Tooling is rented. Capability compounds. The advantage accrues to the organization that allocates for the second.
Capital allocation models must adapt to AI-native workflows, where tooling investment substitutes directly for human capital. The general ledger entry is the same. The economic substance is not.
Example: Picture two finance teams reading the same monthly tooling bill. One files it under operating expense and asks for a reduction. The other files it under capital and asks for the delivery report. They draw opposite conclusions from identical data.
Agents are abundant and getting cheaper. The scarce resource is the engineer who knows how to direct them, verify their output, and refuse the answers that look right but are wrong. Hiring plans built around agent supply solve the wrong problem.
Example: An organization that doubles its agent licenses without raising the floor on engineering judgment doubles its rework. The bottleneck moved upstream the moment the agents arrived.
Agent-driven development changes the cost equation from labor-intensive to capability-intensive. Equivalent output requires fewer people, but those people must be more capable. The org chart that produced last year's roadmap is the wrong shape for next year's.
Example: A hiring plan that adds bodies in proportion to scope is solving for last decade's constraint. The same scope, executed by a smaller team paired with capable tooling, is the live alternative on the table.

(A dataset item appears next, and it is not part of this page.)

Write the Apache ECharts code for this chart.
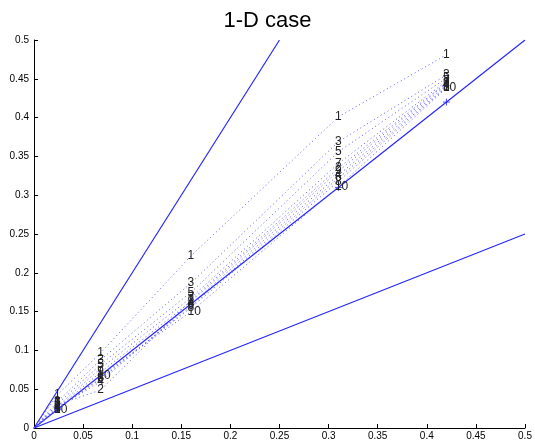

Strategic investment in tooling and AI-native workflows compounds on engineering velocity. Growth no longer requires linear hiring. The companies that internalize this stop quoting roadmaps in headcount and start quoting them in capability.
Example: Two organizations face the same scope expansion. One opens requisitions. The other invests in workflow capability and trains the team it already has. A year later, only one of them is still hiring at the same pace.
Ask the first question of any AI program: what does this organization measure, and what does the measurement reward. An organization that measures cost will ration. An organization that measures capability will compound. Decide which one yours is — the answer determines every allocation that follows.